--- Task material ---

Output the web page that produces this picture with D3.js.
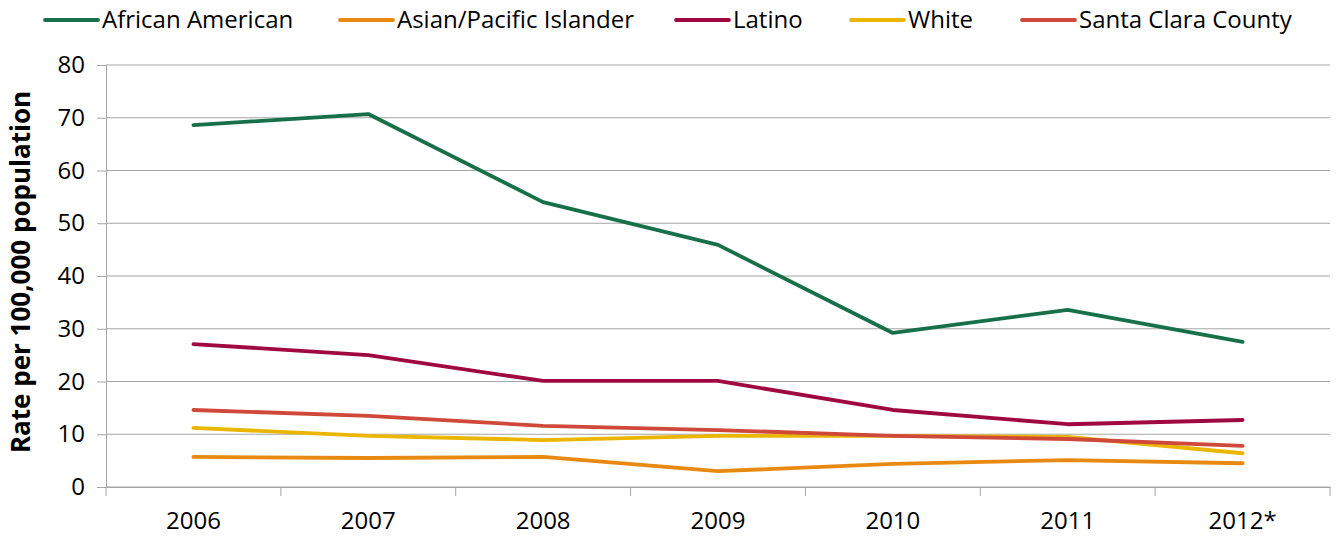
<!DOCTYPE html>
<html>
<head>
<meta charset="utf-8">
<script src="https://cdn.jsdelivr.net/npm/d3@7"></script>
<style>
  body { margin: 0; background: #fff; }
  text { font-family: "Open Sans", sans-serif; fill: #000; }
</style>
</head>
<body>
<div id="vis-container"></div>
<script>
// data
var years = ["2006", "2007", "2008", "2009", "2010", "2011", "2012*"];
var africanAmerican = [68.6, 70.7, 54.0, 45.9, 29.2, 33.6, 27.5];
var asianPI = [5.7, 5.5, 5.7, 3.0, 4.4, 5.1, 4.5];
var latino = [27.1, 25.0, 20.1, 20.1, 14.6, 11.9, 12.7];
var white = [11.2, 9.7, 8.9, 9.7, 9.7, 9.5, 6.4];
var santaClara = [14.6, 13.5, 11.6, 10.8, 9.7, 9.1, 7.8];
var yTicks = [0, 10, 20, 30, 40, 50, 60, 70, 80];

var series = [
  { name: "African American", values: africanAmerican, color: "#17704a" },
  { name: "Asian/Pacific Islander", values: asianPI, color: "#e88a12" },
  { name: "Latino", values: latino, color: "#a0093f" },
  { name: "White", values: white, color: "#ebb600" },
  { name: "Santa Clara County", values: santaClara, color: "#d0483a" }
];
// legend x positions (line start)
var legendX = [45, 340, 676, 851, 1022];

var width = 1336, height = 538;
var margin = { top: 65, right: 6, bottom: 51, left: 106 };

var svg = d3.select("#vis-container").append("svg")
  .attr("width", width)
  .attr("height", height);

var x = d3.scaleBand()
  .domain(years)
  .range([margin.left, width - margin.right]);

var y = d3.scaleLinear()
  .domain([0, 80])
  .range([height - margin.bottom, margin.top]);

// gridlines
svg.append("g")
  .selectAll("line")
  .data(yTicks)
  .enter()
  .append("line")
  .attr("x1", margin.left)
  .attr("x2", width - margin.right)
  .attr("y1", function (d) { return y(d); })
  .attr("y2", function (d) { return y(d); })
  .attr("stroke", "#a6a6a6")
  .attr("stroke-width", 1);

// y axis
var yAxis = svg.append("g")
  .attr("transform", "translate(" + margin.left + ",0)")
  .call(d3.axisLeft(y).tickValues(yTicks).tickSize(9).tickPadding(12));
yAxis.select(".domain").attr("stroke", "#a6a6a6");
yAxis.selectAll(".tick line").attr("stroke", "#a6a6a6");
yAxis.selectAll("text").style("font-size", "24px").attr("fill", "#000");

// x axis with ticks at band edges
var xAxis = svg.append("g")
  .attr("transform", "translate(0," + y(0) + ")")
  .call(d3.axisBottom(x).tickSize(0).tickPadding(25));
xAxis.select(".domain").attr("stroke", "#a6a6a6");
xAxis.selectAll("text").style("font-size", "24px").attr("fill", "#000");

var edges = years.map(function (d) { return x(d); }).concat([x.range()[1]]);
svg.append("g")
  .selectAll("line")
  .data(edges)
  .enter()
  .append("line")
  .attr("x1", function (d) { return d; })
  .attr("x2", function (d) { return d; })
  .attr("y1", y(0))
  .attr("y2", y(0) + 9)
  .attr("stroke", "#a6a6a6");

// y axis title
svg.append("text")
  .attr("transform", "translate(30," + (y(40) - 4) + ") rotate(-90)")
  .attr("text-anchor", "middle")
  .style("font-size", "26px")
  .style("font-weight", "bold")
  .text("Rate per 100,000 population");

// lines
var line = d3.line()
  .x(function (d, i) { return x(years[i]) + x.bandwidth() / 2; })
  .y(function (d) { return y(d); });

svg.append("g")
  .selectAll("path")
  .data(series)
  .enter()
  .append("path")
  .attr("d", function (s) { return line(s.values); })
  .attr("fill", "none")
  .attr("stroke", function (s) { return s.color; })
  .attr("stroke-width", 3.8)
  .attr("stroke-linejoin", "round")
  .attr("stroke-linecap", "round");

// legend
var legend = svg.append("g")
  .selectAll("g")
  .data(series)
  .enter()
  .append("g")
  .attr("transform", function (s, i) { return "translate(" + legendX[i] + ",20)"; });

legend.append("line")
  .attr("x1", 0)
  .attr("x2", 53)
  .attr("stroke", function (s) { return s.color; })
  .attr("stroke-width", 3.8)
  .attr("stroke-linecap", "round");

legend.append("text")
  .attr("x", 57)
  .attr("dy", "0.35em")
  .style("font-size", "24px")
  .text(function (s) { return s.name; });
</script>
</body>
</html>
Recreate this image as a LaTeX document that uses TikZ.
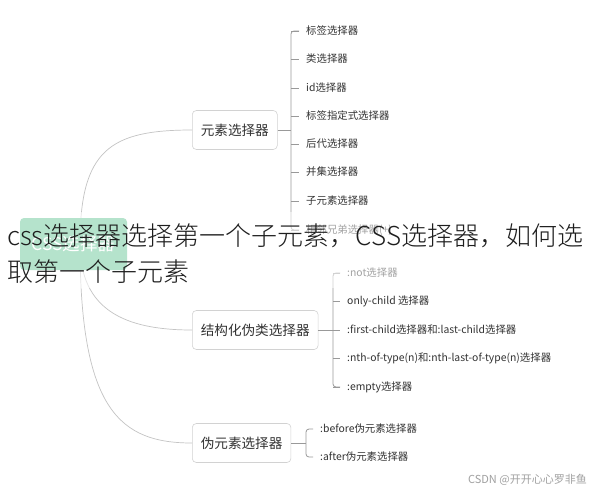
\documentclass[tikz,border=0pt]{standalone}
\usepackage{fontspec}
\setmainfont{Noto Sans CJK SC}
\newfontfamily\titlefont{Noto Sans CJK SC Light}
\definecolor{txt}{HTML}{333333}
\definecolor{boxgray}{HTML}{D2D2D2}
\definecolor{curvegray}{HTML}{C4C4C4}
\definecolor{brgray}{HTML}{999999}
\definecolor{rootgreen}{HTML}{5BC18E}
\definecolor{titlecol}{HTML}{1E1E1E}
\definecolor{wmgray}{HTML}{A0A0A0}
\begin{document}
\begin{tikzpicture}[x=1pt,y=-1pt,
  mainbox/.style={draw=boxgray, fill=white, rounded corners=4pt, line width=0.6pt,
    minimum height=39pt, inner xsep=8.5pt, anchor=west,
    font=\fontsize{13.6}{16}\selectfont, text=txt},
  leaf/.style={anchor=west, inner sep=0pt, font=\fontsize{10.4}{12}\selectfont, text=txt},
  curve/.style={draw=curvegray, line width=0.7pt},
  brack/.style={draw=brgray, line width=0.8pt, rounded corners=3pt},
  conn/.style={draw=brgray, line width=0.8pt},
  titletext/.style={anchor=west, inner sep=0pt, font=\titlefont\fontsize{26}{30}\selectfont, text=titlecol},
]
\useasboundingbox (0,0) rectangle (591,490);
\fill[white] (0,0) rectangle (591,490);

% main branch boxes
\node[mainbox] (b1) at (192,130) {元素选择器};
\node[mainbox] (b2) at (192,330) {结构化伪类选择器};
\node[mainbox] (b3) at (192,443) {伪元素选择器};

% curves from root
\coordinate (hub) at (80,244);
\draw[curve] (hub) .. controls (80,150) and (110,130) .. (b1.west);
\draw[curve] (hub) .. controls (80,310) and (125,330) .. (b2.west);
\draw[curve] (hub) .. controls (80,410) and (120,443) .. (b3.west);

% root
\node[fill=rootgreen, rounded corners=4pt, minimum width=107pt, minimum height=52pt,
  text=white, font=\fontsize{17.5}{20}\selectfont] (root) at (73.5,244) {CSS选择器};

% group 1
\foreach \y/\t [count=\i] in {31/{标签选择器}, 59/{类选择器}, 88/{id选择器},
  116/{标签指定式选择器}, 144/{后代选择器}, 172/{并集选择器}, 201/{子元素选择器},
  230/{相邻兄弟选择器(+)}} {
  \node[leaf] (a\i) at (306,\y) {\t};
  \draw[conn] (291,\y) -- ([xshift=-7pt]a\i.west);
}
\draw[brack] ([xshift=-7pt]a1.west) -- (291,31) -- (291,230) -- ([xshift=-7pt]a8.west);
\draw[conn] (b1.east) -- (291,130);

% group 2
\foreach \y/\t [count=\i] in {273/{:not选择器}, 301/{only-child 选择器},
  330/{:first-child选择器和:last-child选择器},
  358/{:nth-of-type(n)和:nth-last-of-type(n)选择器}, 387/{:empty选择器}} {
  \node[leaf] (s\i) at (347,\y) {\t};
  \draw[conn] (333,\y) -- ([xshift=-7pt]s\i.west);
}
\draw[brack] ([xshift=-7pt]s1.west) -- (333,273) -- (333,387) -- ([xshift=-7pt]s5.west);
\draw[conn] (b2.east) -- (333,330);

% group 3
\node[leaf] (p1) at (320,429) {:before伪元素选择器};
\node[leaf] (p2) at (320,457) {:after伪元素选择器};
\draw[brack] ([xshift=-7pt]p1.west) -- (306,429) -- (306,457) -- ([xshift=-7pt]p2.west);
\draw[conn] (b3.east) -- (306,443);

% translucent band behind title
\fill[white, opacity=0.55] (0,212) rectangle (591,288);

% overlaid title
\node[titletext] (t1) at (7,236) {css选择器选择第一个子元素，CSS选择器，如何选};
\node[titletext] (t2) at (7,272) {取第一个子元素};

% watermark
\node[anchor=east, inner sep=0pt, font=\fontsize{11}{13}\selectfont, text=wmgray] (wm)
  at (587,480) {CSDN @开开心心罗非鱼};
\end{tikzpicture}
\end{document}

---

(The task): Starting at the first line of the material, output exactly the lines up to and including the one with "var legendX = [45, 340, 676, 851, 1022];". Do not include the pictures.

(Answer to this exercise):
Output the web page that produces this picture with D3.js.
<!DOCTYPE html>
<html>
<head>
<meta charset="utf-8">
<script src="https://cdn.jsdelivr.net/npm/d3@7"></script>
<style>
  body { margin: 0; background: #fff; }
  text { font-family: "Open Sans", sans-serif; fill: #000; }
</style>
</head>
<body>
<div id="vis-container"></div>
<script>
// data
var years = ["2006", "2007", "2008", "2009", "2010", "2011", "2012*"];
var africanAmerican = [68.6, 70.7, 54.0, 45.9, 29.2, 33.6, 27.5];
var asianPI = [5.7, 5.5, 5.7, 3.0, 4.4, 5.1, 4.5];
var latino = [27.1, 25.0, 20.1, 20.1, 14.6, 11.9, 12.7];
var white = [11.2, 9.7, 8.9, 9.7, 9.7, 9.5, 6.4];
var santaClara = [14.6, 13.5, 11.6, 10.8, 9.7, 9.1, 7.8];
var yTicks = [0, 10, 20, 30, 40, 50, 60, 70, 80];

var series = [
  { name: "African American", values: africanAmerican, color: "#17704a" },
  { name: "Asian/Pacific Islander", values: asianPI, color: "#e88a12" },
  { name: "Latino", values: latino, color: "#a0093f" },
  { name: "White", values: white, color: "#ebb600" },
  { name: "Santa Clara County", values: santaClara, color: "#d0483a" }
];
// legend x positions (line start)
var legendX = [45, 340, 676, 851, 1022];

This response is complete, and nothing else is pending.